--- begin ---
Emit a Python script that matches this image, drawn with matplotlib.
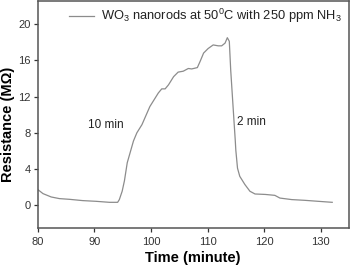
import numpy as np
import matplotlib; matplotlib.use("Agg"); import matplotlib.pyplot as plt

plt.rcParams["font.family"] = ["Liberation Sans", "DejaVu Sans"]
plt.rcParams["mathtext.default"] = "regular"

# time (minute) and resistance (MOhm)
time_min = [80, 80.9, 82.35, 83.8, 85.6, 87.9, 90.3, 92.65, 94.1, 94.4, 94.9, 95.3,
            95.8, 96.9, 97.5, 98.4, 99.8, 100.4, 101.3, 101.9, 102.5, 103.1, 104.0,
            104.8, 105.7, 106.6, 107.2, 108.2, 108.7, 109.3, 110.1, 111.0, 111.9,
            112.5, 113.1, 113.5, 113.85, 114.1, 114.4, 114.7, 114.9, 115.0, 115.3,
            115.7, 116.6, 117.5, 118.4, 120.2, 121.9, 122.8, 124.9, 127.2, 129.6, 132.05]
resistance = [1.73, 1.29, 0.92, 0.74, 0.66, 0.52, 0.44, 0.33, 0.33, 0.63, 1.55, 2.7,
              4.7, 7.1, 8.0, 8.9, 10.9, 11.5, 12.4, 12.85, 12.85, 13.3, 14.2,
              14.7, 14.8, 15.1, 15.05, 15.2, 15.9, 16.8, 17.3, 17.7, 17.6,
              17.6, 17.9, 18.5, 18.1, 14.9, 12.0, 9.1, 7.2, 6.1, 4.1,
              3.2, 2.3, 1.55, 1.25, 1.2, 1.1, 0.8, 0.63, 0.55, 0.44, 0.33]
xticks = [80, 90, 100, 110, 120, 130]
yticks = [0, 4, 8, 12, 16, 20]

fig = plt.figure(figsize=(3.51, 2.66), dpi=100)
ax = fig.add_axes([0.108, 0.143, 0.886, 0.855])
ax.plot(time_min, resistance, color="#8c8c8c", lw=0.9,
        label=r"WO$_3$ nanorods at 50$^0$C with 250 ppm NH$_3$")
ax.set_xlim(80, 135)
ax.set_ylim(-2.5, 22.6)
ax.set_xticks(xticks); ax.set_yticks(yticks)
ax.tick_params(direction="out", length=3, width=0.9, labelsize=8, pad=2,
               colors="#333333", top=False, right=False)
ax.tick_params(axis="x", pad=3.5)
for s in ax.spines.values():
    s.set_color("#555555"); s.set_linewidth(1.1)

ax.text(95.1, 8.9, "10 min", fontsize=8.5, ha="right", va="center", color="#222222")
ax.text(115.2, 9.2, "2 min", fontsize=8.5, ha="left", va="center", color="#222222")

ax.legend(loc="upper right", frameon=False, fontsize=9.3, handlelength=1.95,
          borderaxespad=0.1, handletextpad=0.55, labelcolor="#222222")

ax.set_xlabel("Time (minute)", fontsize=10.5, fontweight="bold")
ax.set_ylabel("Resistance (MΩ)", fontsize=10.5, fontweight="bold")
ax.xaxis.set_label_coords(0.497, -0.101)
ax.yaxis.set_label_coords(-0.074, 0.457)

fig.savefig("out.png", dpi=100)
--- end ---
Reproduce the material above from its first line through the line containing "matplotlib.pyplot as plt", both ends included, and skip every picture.

> Output of the task
Emit a Python script that matches this image, drawn with matplotlib.
import numpy as np
import matplotlib; matplotlib.use("Agg"); import matplotlib.pyplot as plt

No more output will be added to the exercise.